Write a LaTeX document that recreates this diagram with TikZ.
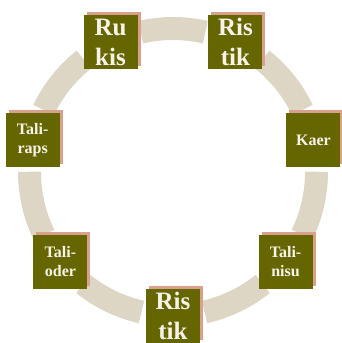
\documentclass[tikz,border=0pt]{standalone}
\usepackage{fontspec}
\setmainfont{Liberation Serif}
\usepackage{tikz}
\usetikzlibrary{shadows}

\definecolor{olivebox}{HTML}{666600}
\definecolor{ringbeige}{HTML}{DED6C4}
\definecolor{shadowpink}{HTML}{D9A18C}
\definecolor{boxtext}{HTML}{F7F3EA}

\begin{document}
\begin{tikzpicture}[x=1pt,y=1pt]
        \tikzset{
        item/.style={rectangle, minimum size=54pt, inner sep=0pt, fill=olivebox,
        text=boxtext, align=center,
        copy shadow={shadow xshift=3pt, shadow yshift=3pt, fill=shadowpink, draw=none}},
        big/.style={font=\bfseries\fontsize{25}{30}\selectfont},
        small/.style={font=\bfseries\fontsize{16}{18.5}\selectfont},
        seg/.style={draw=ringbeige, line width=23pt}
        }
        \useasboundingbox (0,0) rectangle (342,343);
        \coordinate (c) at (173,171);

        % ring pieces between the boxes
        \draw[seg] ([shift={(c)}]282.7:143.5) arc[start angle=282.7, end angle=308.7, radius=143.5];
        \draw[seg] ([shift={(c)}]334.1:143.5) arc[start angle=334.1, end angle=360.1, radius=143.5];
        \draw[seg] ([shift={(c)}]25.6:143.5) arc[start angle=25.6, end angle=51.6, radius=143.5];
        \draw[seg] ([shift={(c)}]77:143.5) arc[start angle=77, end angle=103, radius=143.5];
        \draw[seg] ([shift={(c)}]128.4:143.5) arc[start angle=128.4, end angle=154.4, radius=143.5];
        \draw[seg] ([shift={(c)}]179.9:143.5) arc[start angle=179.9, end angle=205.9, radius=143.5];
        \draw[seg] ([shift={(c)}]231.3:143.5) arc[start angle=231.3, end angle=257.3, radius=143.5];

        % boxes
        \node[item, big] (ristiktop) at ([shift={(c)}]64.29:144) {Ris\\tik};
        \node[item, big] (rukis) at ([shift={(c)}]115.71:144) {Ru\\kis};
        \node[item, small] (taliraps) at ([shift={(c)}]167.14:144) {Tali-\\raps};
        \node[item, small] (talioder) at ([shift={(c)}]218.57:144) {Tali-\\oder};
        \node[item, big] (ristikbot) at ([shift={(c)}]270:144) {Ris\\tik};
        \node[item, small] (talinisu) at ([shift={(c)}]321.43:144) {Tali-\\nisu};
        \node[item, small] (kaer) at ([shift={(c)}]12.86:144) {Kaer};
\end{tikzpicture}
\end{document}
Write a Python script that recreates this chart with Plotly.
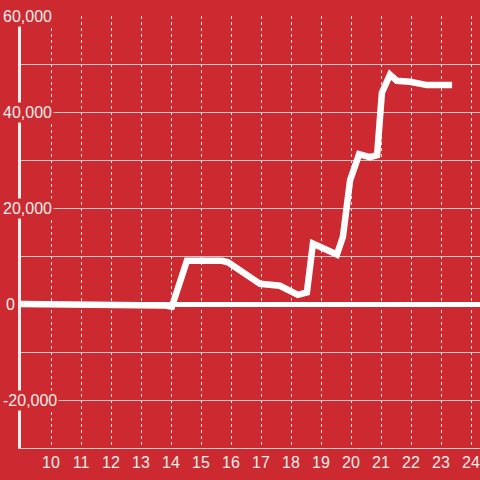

════

## Problem
From start to finish, output the listing exactly, but omit its pictures.

## Complete output
Write a LaTeX document that recreates this diagram with TikZ.
\documentclass[tikz,border=0pt]{standalone}
\usepackage{fontspec}
\setmainfont{Liberation Serif}
\usepackage{tikz}
\usetikzlibrary{shadows}

\definecolor{olivebox}{HTML}{666600}
\definecolor{ringbeige}{HTML}{DED6C4}
\definecolor{shadowpink}{HTML}{D9A18C}
\definecolor{boxtext}{HTML}{F7F3EA}

\begin{document}
\begin{tikzpicture}[x=1pt,y=1pt]
        \tikzset{
        item/.style={rectangle, minimum size=54pt, inner sep=0pt, fill=olivebox,
        text=boxtext, align=center,
        copy shadow={shadow xshift=3pt, shadow yshift=3pt, fill=shadowpink, draw=none}},
        big/.style={font=\bfseries\fontsize{25}{30}\selectfont},
        small/.style={font=\bfseries\fontsize{16}{18.5}\selectfont},
        seg/.style={draw=ringbeige, line width=23pt}
        }
        \useasboundingbox (0,0) rectangle (342,343);
        \coordinate (c) at (173,171);

        % ring pieces between the boxes
        \draw[seg] ([shift={(c)}]282.7:143.5) arc[start angle=282.7, end angle=308.7, radius=143.5];
        \draw[seg] ([shift={(c)}]334.1:143.5) arc[start angle=334.1, end angle=360.1, radius=143.5];
        \draw[seg] ([shift={(c)}]25.6:143.5) arc[start angle=25.6, end angle=51.6, radius=143.5];
        \draw[seg] ([shift={(c)}]77:143.5) arc[start angle=77, end angle=103, radius=143.5];
        \draw[seg] ([shift={(c)}]128.4:143.5) arc[start angle=128.4, end angle=154.4, radius=143.5];
        \draw[seg] ([shift={(c)}]179.9:143.5) arc[start angle=179.9, end angle=205.9, radius=143.5];
        \draw[seg] ([shift={(c)}]231.3:143.5) arc[start angle=231.3, end angle=257.3, radius=143.5];

        % boxes
        \node[item, big] (ristiktop) at ([shift={(c)}]64.29:144) {Ris\\tik};
        \node[item, big] (rukis) at ([shift={(c)}]115.71:144) {Ru\\kis};
        \node[item, small] (taliraps) at ([shift={(c)}]167.14:144) {Tali-\\raps};
        \node[item, small] (talioder) at ([shift={(c)}]218.57:144) {Tali-\\oder};
        \node[item, big] (ristikbot) at ([shift={(c)}]270:144) {Ris\\tik};
        \node[item, small] (talinisu) at ([shift={(c)}]321.43:144) {Tali-\\nisu};
        \node[item, small] (kaer) at ([shift={(c)}]12.86:144) {Kaer};
\end{tikzpicture}
\end{document}
Write a Python script that recreates this chart with Plotly.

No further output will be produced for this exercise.